WORK TO DO: Please copy out exactly, and only, the lines between the line with "Emit a component" and the line with "XAxis, YAxis, ReferenceLine", both included. Pictures are to be omitted.
== DATA LISTING ==
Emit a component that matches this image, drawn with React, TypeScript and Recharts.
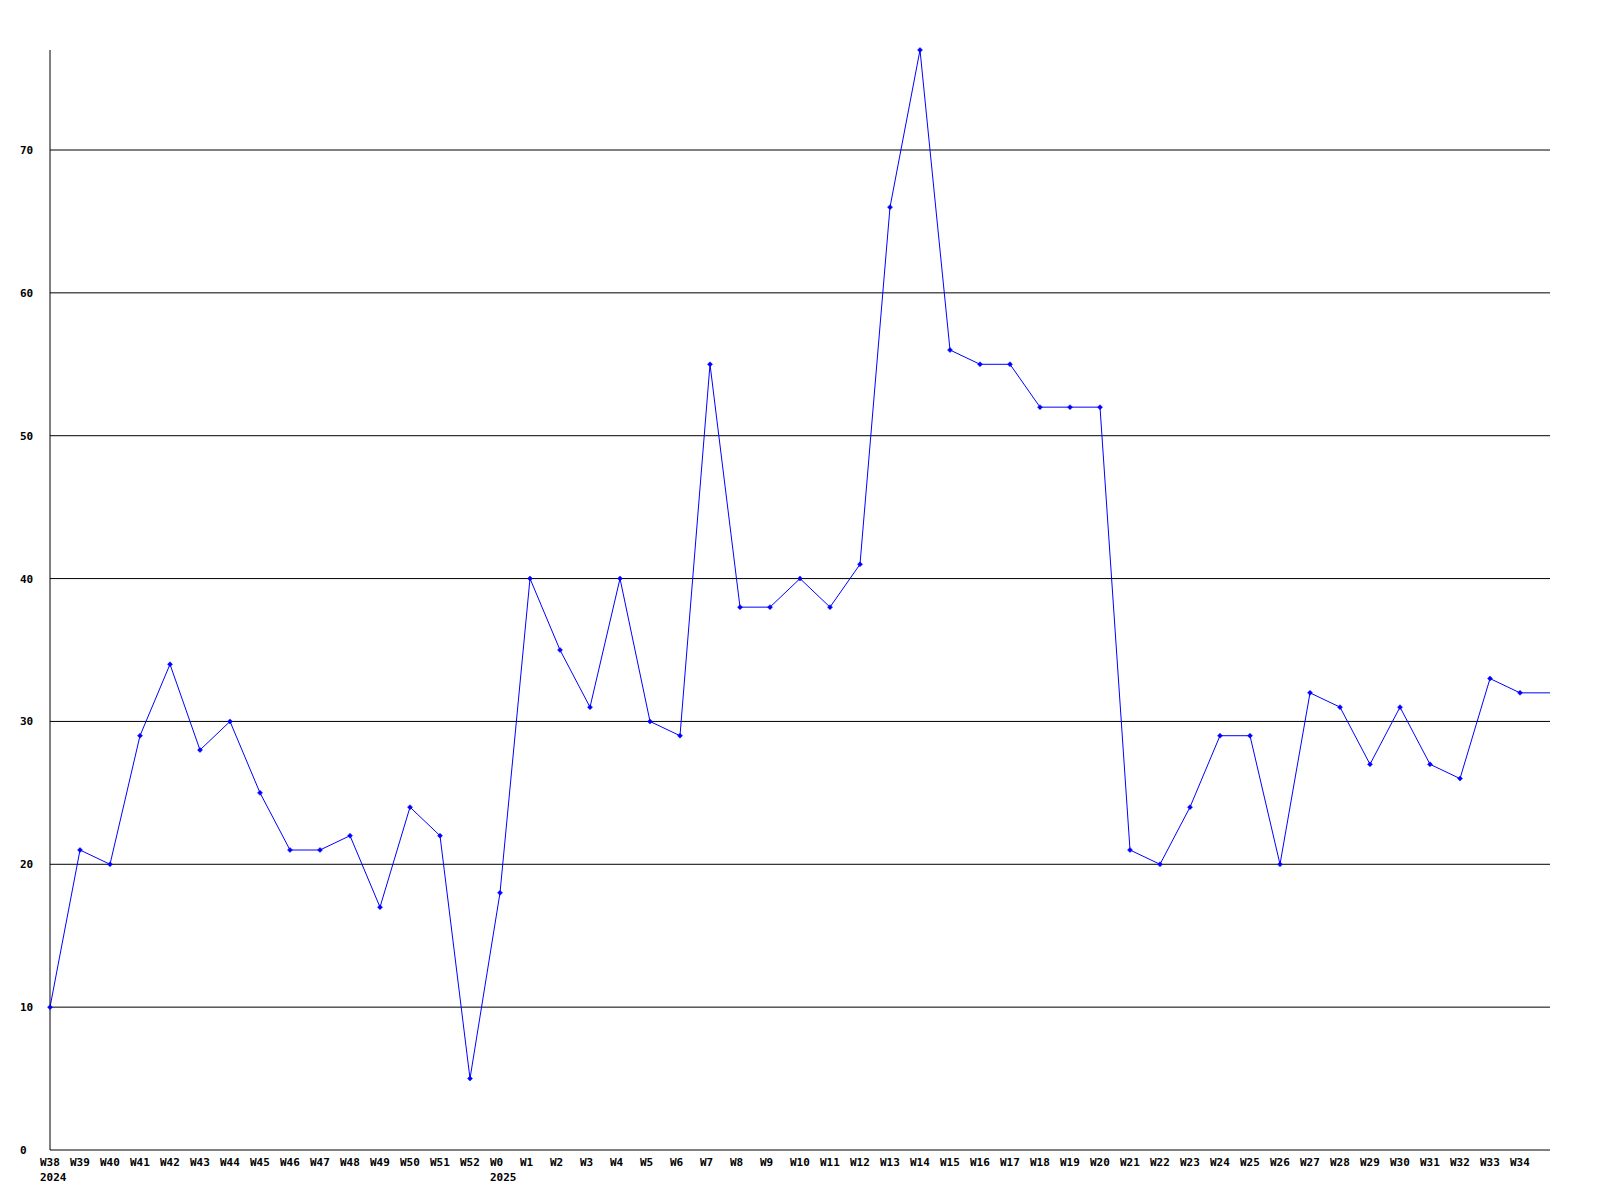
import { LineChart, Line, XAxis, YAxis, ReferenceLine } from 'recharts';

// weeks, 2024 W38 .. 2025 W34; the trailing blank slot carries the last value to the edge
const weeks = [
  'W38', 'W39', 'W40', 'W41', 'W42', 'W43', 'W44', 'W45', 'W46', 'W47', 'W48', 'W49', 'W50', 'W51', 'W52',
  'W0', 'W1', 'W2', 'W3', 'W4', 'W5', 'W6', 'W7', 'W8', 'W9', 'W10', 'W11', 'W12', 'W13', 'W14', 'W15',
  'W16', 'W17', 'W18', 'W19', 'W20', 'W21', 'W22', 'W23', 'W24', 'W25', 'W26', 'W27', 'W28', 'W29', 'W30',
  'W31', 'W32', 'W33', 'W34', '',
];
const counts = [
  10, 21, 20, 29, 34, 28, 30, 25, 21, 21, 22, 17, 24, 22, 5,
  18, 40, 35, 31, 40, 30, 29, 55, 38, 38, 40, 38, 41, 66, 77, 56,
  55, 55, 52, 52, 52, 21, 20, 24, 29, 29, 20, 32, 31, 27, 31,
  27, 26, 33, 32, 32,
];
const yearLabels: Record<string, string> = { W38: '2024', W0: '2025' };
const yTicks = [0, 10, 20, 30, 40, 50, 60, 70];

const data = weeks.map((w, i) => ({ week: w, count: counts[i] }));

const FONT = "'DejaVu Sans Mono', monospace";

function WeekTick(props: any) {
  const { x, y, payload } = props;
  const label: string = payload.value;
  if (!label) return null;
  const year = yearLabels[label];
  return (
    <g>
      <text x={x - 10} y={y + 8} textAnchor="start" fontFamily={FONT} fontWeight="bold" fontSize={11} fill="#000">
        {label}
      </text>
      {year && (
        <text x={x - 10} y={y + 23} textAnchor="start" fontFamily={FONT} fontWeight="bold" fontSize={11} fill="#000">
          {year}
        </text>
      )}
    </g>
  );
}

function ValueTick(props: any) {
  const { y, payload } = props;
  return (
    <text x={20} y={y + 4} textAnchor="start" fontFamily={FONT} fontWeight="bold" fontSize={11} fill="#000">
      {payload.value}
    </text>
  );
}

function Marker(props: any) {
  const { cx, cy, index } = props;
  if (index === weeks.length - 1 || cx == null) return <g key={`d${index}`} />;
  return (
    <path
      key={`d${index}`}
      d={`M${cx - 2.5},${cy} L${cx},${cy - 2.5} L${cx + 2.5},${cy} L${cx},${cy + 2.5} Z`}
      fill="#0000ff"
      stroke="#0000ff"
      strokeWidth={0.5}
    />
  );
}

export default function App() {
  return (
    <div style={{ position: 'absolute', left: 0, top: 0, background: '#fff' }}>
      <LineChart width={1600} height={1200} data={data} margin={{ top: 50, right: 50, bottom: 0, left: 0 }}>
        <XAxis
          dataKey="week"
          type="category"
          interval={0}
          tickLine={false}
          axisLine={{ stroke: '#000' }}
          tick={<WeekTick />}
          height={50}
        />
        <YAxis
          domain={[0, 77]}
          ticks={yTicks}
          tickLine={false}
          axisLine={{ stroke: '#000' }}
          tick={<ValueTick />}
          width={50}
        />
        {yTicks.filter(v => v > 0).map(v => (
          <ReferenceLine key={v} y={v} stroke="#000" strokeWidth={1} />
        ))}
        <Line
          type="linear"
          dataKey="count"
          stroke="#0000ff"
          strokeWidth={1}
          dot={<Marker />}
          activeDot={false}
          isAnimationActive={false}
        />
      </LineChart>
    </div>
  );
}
===
== DATA LISTING ==
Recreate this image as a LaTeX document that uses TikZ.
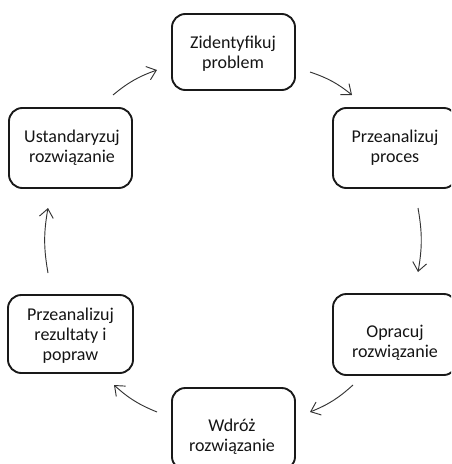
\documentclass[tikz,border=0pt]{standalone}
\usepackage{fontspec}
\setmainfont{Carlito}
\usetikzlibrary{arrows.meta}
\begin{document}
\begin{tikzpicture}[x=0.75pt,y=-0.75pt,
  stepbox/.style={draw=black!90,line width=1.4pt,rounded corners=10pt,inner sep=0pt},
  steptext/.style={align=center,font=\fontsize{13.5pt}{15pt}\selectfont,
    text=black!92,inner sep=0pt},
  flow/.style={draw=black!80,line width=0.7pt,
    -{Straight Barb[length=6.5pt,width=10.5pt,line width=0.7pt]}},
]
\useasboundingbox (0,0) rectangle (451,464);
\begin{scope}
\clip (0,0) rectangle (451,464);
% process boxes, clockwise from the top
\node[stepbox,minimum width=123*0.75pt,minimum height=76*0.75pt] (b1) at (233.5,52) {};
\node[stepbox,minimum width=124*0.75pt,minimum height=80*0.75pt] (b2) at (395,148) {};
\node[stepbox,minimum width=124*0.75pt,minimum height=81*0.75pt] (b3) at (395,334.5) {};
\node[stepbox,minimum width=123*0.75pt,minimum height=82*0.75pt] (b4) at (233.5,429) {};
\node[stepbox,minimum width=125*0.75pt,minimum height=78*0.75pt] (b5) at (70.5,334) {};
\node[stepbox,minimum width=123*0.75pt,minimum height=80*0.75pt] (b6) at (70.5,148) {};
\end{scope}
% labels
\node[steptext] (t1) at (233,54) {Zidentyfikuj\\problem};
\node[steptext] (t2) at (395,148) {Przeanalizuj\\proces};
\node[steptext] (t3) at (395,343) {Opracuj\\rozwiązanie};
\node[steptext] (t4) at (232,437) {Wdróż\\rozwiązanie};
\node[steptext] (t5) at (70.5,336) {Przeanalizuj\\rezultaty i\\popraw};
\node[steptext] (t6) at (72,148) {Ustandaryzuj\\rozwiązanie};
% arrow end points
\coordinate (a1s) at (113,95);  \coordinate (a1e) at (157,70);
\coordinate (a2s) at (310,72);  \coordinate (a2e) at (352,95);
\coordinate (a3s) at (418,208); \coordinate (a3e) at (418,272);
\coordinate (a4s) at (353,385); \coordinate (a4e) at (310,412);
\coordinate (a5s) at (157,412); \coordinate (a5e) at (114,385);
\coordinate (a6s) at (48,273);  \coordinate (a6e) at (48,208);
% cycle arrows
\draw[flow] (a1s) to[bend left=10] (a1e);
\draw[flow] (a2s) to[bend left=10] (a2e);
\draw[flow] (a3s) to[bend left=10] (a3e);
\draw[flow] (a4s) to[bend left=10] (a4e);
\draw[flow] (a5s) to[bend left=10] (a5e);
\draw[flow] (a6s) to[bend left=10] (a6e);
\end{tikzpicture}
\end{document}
===
== DATA LISTING ==
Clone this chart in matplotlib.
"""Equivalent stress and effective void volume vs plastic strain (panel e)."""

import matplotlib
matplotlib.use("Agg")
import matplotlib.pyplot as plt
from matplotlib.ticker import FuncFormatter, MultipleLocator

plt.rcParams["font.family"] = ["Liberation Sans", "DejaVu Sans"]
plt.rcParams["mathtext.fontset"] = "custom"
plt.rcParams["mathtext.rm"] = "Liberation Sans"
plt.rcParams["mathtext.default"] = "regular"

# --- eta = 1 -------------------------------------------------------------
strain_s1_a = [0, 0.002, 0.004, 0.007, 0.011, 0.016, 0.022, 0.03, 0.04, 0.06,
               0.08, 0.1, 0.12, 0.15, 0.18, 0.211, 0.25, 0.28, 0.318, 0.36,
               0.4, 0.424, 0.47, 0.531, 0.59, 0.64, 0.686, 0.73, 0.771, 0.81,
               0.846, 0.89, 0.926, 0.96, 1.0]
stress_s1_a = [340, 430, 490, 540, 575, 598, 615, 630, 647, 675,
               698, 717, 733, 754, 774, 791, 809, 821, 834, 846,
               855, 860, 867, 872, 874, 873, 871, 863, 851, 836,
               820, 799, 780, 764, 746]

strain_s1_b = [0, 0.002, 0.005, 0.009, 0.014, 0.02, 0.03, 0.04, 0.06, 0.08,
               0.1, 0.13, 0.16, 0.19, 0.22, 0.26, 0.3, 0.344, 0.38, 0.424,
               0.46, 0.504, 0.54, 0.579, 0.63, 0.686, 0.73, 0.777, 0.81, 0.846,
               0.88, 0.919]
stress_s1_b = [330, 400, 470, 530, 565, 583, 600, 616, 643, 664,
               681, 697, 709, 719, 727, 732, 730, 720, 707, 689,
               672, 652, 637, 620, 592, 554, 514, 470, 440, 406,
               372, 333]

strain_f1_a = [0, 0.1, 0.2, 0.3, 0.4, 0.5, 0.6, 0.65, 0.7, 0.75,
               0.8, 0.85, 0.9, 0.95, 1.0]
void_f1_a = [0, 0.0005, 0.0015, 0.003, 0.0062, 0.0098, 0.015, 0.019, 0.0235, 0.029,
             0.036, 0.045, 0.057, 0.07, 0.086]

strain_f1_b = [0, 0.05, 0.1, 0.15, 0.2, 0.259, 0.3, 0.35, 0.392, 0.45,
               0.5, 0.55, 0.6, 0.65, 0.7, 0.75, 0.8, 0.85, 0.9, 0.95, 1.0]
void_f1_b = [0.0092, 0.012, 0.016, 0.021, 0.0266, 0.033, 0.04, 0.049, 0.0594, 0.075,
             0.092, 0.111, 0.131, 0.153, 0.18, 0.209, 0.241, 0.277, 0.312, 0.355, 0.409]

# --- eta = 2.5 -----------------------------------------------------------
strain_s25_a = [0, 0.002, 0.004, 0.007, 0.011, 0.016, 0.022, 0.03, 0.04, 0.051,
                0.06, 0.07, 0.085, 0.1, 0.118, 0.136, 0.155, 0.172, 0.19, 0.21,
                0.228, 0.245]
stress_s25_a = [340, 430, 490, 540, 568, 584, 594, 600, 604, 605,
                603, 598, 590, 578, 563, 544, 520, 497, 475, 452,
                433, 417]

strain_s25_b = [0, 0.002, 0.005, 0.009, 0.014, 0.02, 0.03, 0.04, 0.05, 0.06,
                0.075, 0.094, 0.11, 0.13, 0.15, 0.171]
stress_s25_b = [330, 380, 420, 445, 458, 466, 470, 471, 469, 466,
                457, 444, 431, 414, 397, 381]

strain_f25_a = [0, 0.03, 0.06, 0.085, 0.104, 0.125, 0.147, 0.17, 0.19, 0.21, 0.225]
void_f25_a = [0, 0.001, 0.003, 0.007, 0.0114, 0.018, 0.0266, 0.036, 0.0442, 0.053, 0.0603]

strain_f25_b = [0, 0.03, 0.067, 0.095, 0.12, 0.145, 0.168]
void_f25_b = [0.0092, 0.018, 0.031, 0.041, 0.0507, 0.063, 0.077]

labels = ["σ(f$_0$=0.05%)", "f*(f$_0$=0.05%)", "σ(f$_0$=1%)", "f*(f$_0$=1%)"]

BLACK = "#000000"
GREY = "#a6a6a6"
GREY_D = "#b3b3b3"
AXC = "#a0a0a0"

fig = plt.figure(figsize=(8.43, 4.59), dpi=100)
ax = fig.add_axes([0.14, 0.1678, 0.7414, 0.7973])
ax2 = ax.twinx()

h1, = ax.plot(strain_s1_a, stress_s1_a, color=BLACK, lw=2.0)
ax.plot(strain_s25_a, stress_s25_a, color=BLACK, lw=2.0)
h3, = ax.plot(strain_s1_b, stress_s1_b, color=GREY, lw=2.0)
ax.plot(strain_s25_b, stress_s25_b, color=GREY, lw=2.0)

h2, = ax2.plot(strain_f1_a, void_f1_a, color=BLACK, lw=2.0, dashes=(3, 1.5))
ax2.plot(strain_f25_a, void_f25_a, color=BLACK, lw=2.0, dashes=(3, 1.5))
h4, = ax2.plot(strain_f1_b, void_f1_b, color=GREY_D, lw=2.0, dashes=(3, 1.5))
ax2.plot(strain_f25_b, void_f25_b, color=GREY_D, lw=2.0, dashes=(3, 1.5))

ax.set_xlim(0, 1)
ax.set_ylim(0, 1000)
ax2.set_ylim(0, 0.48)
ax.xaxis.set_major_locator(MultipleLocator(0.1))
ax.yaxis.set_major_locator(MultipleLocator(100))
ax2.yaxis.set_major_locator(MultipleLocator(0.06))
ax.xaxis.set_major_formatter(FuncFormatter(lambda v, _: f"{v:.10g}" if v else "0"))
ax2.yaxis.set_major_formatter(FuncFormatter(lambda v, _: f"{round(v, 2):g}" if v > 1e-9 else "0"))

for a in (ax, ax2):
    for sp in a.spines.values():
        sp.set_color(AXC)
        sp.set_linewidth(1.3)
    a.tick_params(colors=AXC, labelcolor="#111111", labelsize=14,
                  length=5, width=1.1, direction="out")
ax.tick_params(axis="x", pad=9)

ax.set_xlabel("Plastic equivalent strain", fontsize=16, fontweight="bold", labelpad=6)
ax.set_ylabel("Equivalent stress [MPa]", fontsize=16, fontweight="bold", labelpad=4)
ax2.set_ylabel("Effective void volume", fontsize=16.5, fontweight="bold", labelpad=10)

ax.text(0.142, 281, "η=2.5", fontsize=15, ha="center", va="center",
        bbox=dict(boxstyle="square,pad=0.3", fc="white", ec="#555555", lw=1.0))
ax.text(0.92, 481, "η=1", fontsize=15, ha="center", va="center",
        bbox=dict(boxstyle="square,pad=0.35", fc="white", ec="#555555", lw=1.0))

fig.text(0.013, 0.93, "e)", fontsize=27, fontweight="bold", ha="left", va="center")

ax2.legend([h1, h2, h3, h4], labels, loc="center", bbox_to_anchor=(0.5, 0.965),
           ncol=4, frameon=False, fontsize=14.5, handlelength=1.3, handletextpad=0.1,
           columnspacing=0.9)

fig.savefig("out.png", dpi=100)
===
RESPONSE:
Emit a component that matches this image, drawn with React, TypeScript and Recharts.
import { LineChart, Line, XAxis, YAxis, ReferenceLine } from 'recharts';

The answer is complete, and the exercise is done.